20g dark chocolate (120kcal)

Post training

30g (half scoop) Ignite Ultra-V (115kcal)

Dinner

2 Linda McCartney sausages (200kcal) with side of roasted mushrooms, salad with balsamic vinegar, or grilled asparagus (50kcal)

or

a combination of mushrooms/spinach/aubergine/green pepper/okra (normally 2 or 3) cooked in olive oil with frozen soy mince and various spices – low-calorie spices like chili powder, paprika and Tabasco sauce – topped with a spoonful of tahini (about 350-400kcal)

or

similar combination to the above but cooked with half a can of coconut milk and madras curry powder (about 350-400kcal)

often followed by 15-20g dark chocolate (100-120kcal)

white tea

I also had the occasional additional piece of fruit, or coffee with soy milk, or extra handful of nuts.
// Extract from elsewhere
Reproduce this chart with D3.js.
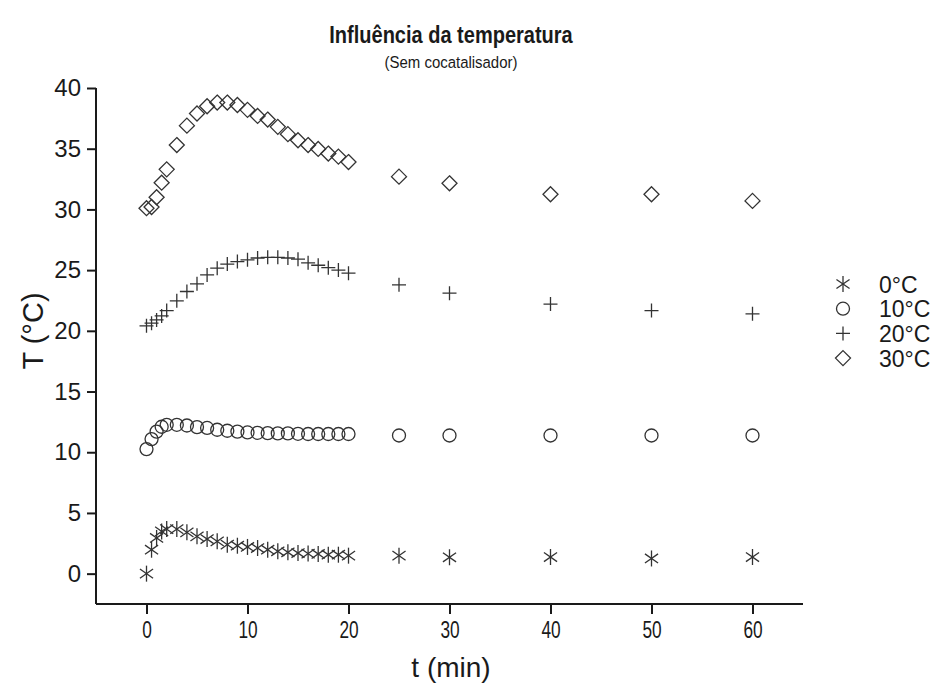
<!DOCTYPE html>
<html><head><meta charset="utf-8">
<script src="https://cdn.jsdelivr.net/npm/d3@7"></script>
<style>body{margin:0;background:#fff}svg{display:block;font-family:Arial,"Liberation Sans",sans-serif}</style>
</head><body><svg id="c" width="940" height="688"></svg>
<script>
const times = [0,0.5,1,1.5,2,3,4,5,6,7,8,9,10,11,12,13,14,15,16,17,18,19,20,25,30,40,50,60];
const series0 = [0,1.97,2.94,3.48,3.67,3.67,3.4,3.07,2.85,2.66,2.39,2.3,2.2,2.11,1.97,1.84,1.76,1.7,1.65,1.62,1.56,1.56,1.48,1.48,1.35,1.37,1.25,1.37];
const series10 = [10.26,11.08,11.7,12.1,12.26,12.26,12.2,12.07,12.0,11.85,11.77,11.7,11.63,11.6,11.57,11.55,11.55,11.52,11.5,11.5,11.5,11.5,11.5,11.38,11.38,11.38,11.38,11.38];
const series20 = [20.41,20.63,20.9,21.23,21.67,22.47,23.24,23.87,24.6,25.16,25.5,25.7,25.85,26.0,26.05,26.05,26.0,25.9,25.6,25.4,25.2,25.0,24.75,23.79,23.1,22.2,21.67,21.4];
const series30 = [30.1,30.2,31.0,32.2,33.3,35.3,36.9,37.9,38.5,38.8,38.8,38.6,38.2,37.7,37.4,36.8,36.2,35.7,35.3,34.98,34.6,34.35,33.9,32.7,32.15,31.25,31.25,30.7];
const seriesNames = ["0°C","10°C","20°C","30°C"];
const xMajorTicks = [0,10,20,30,40,50,60];
const xMinorTicks = [-5,5,15,25,35,45,55,65];
const yMajorTicks = [0,5,10,15,20,25,30,35,40];
const yMinorTicks = [-2.5,2.5,7.5,12.5,17.5,22.5,27.5,32.5,37.5];

const svg = d3.select("#c");
const x = d3.scaleLinear().domain([-5,65]).range([96,803]);
const y = d3.scaleLinear().domain([-2.5,40]).range([604,88]);
const ink = "#1a1a1a", mk = "#333";

// title (slightly condensed like the reference)
svg.append("text").attr("transform","translate(451,43) scale(0.87,1)").attr("text-anchor","middle")
  .attr("font-size",23).attr("font-weight","bold").attr("fill",ink).text("Influência da temperatura");
svg.append("text").attr("transform","translate(451,68) scale(0.88,1)").attr("text-anchor","middle")
  .attr("font-size",17).attr("fill",ink).text("(Sem cocatalisador)");

// axes
const gx = svg.append("g").attr("transform",`translate(0,${y(-2.5)})`);
gx.call(d3.axisBottom(x).tickValues(xMinorTicks).tickSize(6).tickFormat(""));
gx.call(d3.axisBottom(x).tickValues(xMajorTicks).tickSize(10).tickPadding(7).tickFormat(d3.format("d")));
gx.selectAll(".domain").attr("stroke",ink).attr("stroke-width",2).attr("d",`M${x(-5)},0H${x(65)}`);
gx.selectAll(".tick line").attr("stroke",ink).attr("stroke-width",2);
gx.selectAll(".tick text").attr("font-size",24).attr("fill",ink).attr("font-family","Arial,'Liberation Sans',sans-serif")
  .attr("transform","scale(0.72,1)");

const gy = svg.append("g").attr("transform",`translate(${x(-5)},0)`);
gy.call(d3.axisLeft(y).tickValues(yMinorTicks).tickSize(5).tickFormat(""));
gy.call(d3.axisLeft(y).tickValues(yMajorTicks).tickSize(9).tickPadding(6).tickFormat(d3.format("d")));
gy.selectAll(".domain").attr("stroke",ink).attr("stroke-width",2).attr("d",`M0,${y(40)}V${y(-2.5)}`);
gy.selectAll(".tick line").attr("stroke",ink).attr("stroke-width",2);
gy.selectAll(".tick text").attr("font-size",24).attr("fill",ink).attr("font-family","Arial,'Liberation Sans',sans-serif");

svg.append("text").attr("transform","translate(43,331) rotate(-90)").attr("text-anchor","middle")
  .attr("font-size",29).attr("fill",ink).text("T (°C)");
svg.append("text").attr("x",451).attr("y",677).attr("text-anchor","middle")
  .attr("font-size",28).attr("fill",ink).text("t (min)");

// markers
function drawMarker(g, type){
  g.attr("fill","none").attr("stroke",mk).attr("stroke-width",1.3);
  if(type===0){
    const r=8;
    [90,35,-35].forEach(a=>{const rad=a*Math.PI/180;
      g.append("line").attr("x1",-r*Math.cos(rad)).attr("y1",-r*Math.sin(rad)).attr("x2",r*Math.cos(rad)).attr("y2",r*Math.sin(rad));});
  } else if(type===1){
    g.append("circle").attr("r",6.5);
  } else if(type===2){
    g.append("path").attr("d","M-7,0H7M0,-7V7");
  } else {
    g.append("path").attr("d","M0,-7.5L7.5,0L0,7.5L-7.5,0Z");
  }
}
const allSeries=[series0,series10,series20,series30];
allSeries.forEach((vals,si)=>{
  const g=svg.append("g");
  g.selectAll("g").data(times.map((t,i)=>({t,v:vals[i]}))).join("g")
    .attr("transform",d=>`translate(${x(d.t)},${y(d.v)})`)
    .each(function(){drawMarker(d3.select(this),si);});
});

// legend
const lg=svg.append("g");
seriesNames.forEach((n,i)=>{
  const cy=284+i*24.7;
  drawMarker(lg.append("g").attr("transform",`translate(843,${cy})`),i);
  lg.append("text").attr("x",879).attr("y",cy+8.5).attr("font-size",23).attr("fill",ink).text(n);
});
</script></body></html>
In the past two weeks I have also eaten at Karma Free Pizzas twice, including doughballs and garlic butter, and have had a weekend away at Ben’s family where I ate differently. At no point did I feel restricted – honestly.

The main guidelines for me were to be conscious of what I was eating at all times – was I really eating the thing that would make me happiest? Even if I did feel like having another piece of fruit, would I regret it by feeling full? I made a real effort to gear everything towards my physical wellbeing – staying on the safe side of fullness, because I hate being uncomfortably stuffed. The key to making this work was having plenty of snacks available, so I didn’t get scared of getting hungry, which I’ve realised is the main reason I overeat. Once I got used to not eating past the point of fullness, I was able to eat smaller portions, especially at dinner, and go to bed feeling slightly hungry.

Along with this I made plenty of resolutions for myself – to read before going to sleep, to get on with projects, to take a walk in the sunshine in my lunch break, to chat to my family and to make plans with my friends. I believe this helped take the focus off food and weight – and has directly contributed to me feeling healthy and happy now.

Admittedly, I didn’t have a huge amount of weight to lose – but it’s all about the habits and the mechanisms. The key is consciousness. Take responsibility for your happiness and wellbeing, think, enjoy. Welcome to the non-vicious circle of feeling good!